We recently had the pleasure of visiting Central California and will be recommending others to do so from here on out. These were some of our favorite things to see and do in the area.
It’s no secret that west coast beaches are beautiful, and the ones in Central California are no exception. During our weeks in the area, we paid a visit to Natural Bridges State Beach, and we couldn’t have had a better time. The tide pools at this park—and at most other California beaches—are amazing and filled with life. The waves are huge, crashing, and gorgeous, and the sands are clean and perfect for sculpting.
Be sure to pack a lunch when visiting the beach because I promise you won’t want to leave. Additionally, it is important to wear sunscreen even if it doesn’t feel all that warm out, as the sunshine is reflected off the water and can actually be quite intense on your skin.
Sequoia National Park
Sequoia National Park is one of the must-see natural wonders that California seems to be so rich in. While the well-known redwoods up on the northern coast are the tallest trees in the world, the sequoias found further southeast are the most massive, and this is certainly easy to see once you stand next to one.
These trees possess some serious girth, and if they were hollow, five or six people could easily have a picnic together in there.
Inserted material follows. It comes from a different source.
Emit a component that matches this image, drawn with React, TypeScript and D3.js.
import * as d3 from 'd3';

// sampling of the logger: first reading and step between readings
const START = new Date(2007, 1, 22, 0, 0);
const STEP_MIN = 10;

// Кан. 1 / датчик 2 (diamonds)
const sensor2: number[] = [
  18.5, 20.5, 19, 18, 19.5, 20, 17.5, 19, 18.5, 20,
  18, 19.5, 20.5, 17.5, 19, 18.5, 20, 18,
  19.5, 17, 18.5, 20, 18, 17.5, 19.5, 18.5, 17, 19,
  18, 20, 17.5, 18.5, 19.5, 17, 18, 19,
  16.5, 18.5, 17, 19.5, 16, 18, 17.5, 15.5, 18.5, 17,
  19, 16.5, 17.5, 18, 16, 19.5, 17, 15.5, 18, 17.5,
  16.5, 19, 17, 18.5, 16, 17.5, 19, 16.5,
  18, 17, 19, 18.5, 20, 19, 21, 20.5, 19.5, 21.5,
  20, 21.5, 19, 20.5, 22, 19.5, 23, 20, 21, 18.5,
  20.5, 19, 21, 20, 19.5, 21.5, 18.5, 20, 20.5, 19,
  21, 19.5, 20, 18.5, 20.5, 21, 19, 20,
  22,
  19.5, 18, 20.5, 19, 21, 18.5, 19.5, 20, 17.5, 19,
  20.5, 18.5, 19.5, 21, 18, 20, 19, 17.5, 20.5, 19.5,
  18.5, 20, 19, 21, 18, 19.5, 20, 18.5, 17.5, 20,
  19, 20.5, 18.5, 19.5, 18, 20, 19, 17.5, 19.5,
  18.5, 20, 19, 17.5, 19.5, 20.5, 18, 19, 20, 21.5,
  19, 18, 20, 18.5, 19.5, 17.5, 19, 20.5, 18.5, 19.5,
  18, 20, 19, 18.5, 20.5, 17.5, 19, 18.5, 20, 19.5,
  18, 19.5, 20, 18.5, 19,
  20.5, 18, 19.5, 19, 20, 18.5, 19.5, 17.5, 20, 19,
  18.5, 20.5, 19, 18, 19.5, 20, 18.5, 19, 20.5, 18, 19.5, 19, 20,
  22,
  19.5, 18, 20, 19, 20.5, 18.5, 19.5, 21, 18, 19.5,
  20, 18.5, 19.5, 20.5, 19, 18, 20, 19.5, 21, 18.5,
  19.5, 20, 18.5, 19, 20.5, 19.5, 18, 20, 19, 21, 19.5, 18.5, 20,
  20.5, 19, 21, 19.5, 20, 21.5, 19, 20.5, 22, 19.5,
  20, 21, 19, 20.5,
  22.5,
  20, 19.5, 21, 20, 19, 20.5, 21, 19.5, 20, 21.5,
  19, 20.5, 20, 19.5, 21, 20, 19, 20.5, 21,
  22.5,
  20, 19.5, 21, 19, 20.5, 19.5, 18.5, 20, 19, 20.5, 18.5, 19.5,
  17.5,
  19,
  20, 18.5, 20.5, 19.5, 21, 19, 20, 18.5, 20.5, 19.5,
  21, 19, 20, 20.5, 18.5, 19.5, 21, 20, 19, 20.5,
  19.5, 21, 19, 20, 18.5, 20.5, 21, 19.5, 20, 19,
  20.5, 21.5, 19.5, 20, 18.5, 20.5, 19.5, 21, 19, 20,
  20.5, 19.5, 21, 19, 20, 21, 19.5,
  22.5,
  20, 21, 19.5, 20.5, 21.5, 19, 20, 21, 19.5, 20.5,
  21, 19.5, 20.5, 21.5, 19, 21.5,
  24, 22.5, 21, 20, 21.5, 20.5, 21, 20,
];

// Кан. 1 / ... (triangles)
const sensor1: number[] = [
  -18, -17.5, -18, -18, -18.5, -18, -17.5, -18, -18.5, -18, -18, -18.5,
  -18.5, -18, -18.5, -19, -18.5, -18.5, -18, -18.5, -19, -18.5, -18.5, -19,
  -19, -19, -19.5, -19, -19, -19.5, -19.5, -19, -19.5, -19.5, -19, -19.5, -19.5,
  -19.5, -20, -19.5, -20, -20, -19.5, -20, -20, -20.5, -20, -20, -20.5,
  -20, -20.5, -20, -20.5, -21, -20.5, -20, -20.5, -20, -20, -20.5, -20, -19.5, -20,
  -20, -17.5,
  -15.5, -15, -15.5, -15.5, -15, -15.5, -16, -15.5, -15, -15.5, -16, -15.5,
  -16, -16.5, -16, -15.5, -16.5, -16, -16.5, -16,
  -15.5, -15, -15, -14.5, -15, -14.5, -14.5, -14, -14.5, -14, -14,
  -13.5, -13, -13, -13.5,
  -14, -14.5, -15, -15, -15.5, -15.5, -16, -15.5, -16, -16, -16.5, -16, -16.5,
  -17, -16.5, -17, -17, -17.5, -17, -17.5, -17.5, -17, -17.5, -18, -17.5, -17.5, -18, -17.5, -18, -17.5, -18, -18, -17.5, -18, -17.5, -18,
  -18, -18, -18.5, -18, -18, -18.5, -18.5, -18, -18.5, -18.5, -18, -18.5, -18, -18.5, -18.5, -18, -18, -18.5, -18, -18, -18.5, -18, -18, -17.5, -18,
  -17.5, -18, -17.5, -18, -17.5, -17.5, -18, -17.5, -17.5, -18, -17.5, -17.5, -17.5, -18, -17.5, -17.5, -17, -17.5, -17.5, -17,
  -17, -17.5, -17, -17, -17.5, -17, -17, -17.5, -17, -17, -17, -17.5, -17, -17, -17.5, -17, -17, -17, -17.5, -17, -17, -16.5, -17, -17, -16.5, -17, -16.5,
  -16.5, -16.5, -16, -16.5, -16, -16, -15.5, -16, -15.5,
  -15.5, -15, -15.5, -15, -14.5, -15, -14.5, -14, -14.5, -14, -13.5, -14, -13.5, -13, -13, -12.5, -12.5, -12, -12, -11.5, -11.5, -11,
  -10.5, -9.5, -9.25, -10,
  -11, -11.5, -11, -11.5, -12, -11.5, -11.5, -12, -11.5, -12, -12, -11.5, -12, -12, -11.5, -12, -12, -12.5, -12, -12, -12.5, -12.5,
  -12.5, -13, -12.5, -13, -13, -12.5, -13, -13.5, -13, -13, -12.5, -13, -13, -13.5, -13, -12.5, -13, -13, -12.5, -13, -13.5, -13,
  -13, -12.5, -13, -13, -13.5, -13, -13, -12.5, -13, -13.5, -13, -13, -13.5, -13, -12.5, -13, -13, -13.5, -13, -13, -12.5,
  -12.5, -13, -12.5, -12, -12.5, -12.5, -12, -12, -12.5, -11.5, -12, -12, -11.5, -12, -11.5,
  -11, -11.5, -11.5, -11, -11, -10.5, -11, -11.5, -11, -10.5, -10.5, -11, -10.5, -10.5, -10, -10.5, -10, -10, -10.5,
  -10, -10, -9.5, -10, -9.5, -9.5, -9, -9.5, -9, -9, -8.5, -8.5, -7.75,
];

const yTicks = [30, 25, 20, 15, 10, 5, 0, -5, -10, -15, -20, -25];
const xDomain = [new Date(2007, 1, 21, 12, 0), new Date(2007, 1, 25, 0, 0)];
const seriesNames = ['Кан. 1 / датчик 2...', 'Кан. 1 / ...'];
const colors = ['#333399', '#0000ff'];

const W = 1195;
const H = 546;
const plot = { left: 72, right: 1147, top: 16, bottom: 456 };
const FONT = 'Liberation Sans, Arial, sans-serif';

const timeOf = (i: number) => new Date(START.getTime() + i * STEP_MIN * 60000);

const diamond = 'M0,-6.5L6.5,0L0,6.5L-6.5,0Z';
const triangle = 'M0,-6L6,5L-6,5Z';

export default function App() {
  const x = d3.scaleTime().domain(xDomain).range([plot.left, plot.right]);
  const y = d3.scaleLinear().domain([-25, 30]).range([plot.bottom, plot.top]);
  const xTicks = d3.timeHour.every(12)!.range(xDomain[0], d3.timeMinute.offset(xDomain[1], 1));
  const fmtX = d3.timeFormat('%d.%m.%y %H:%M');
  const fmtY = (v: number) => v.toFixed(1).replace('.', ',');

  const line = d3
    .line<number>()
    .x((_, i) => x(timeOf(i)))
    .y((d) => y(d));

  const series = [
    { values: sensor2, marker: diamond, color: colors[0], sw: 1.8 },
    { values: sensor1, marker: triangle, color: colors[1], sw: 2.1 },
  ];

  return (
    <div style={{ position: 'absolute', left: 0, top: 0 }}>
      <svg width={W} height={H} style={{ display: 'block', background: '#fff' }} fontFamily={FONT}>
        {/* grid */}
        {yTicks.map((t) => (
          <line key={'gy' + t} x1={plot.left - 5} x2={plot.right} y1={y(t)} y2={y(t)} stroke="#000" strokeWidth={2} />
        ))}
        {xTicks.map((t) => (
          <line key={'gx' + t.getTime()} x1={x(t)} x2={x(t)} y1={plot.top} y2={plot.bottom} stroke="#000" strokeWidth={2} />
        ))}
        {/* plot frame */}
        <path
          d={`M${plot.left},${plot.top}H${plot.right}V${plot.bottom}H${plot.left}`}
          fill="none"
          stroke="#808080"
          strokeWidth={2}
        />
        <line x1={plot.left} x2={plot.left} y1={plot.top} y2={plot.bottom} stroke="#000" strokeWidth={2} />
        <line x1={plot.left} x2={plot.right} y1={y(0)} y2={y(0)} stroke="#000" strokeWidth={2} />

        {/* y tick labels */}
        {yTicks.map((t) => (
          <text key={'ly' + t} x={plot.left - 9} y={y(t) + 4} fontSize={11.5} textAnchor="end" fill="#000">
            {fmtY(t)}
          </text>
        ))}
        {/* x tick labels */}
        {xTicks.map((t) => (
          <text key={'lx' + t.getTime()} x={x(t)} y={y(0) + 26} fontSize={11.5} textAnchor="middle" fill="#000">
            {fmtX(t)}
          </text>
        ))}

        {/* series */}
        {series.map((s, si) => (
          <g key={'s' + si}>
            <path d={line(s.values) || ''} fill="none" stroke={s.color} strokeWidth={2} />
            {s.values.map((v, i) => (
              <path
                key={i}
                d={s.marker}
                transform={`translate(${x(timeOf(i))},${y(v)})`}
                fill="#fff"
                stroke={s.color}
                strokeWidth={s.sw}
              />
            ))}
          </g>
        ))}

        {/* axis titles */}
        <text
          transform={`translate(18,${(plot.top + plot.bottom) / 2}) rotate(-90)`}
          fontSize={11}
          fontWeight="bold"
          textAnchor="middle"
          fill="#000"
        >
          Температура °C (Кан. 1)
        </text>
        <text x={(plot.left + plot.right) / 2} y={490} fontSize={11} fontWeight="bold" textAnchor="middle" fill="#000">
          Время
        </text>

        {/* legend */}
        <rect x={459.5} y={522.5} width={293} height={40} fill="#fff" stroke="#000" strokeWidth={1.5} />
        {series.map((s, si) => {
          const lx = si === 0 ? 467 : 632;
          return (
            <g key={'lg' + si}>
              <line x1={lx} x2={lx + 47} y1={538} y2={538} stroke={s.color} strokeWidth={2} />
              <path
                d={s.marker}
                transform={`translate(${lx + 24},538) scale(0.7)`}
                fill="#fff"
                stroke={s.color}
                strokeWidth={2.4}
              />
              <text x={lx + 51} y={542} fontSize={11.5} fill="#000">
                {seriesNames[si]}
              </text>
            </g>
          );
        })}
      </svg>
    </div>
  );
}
Not only that, they’re also fascinatingly resilient and have been standing tall for centuries.
During our visit to this park, there was snow covering the mountainside despite the relatively warm weather in the valley below. Therefore, I highly recommend bringing layers of clothing if you visit during the fall, winter, or early spring. You may also want to bring a sled since there’s an area for that. (We wished we’d had something to slide on ourselves.)
Yosemite National Park
Unfortunately, we didn’t make it to Yosemite during our recent trip to Central California. The weather was too cold, and much of the park was still closed. However, this is at the top of our to-do list for our next visit, and based on research alone, I can tell you that it is a must-see during the warmer months. The national park is home to the tallest waterfalls in North America, towering sequoia trees, mountains, and vast green meadows.
No trip to Central California is complete without a visit to San Francisco. This beautiful city is filled with amazing history, lovely architecture, and plenty to see and do.
- Make sure to ride a cable car during your visit, and stop in at the free Cable Car Museum to learn how they work and why they were invented.
- Eat some interesting and delicious local snacks from the Ferry Building Marketplace, and hang out with the sea lions on Pier 39.
- We also loved the Walt Disney Family Museum out on the edge of the city, and we have plans to see Exploratorium on our next visit.
Though not as big and bustling as San Francisco, Sacramento is well worth a visit if you get the chance. The California State Railroad Museum was thoroughly enjoyed by my family, and we have plans to return to the Sacramento History Museum located right next door.
Both museums are part of the NARM reciprocal program, so if you plan to go to both, be sure to look into getting a membership.
We also found that there were quite a few options for coffee in the area, something my family really appreciates. We ended up at Oblivion Comics and Coffee, a really cool comic book store and coffee shop combo that would even create superhero latte upon request!
Where to stay
Wondering where you should stay while enjoying all of these amazing sights? While you probably will have to move around a little to get it all in, it is possible to stay in a couple of fairly central campgrounds and see the vast majority of these sights by taking day trips.
For seeing Sacramento, San Francisco, and the Central California beaches, you may want to stay somewhere in or near Isleton, CA. Park Delta Bay is where we stayed and we liked the park as well as the location since both major cities and many other sites were within a 90-minute drive.
When it’s time to move on to Yosemite and Sequoia, consider moving over to a campground on the east side of the state. Fresno is right in between the two places and has everything you might need for day-to-day living. There aren’t a ton of RV parks in this area, but there are some scattered about, and Blackstone North RV Park stands out as a good choice.
We had an absolute blast hanging out in Central California. I hope you’ll take these suggestions, add a few of your own, and create your own amazing adventure in this fun-filled state.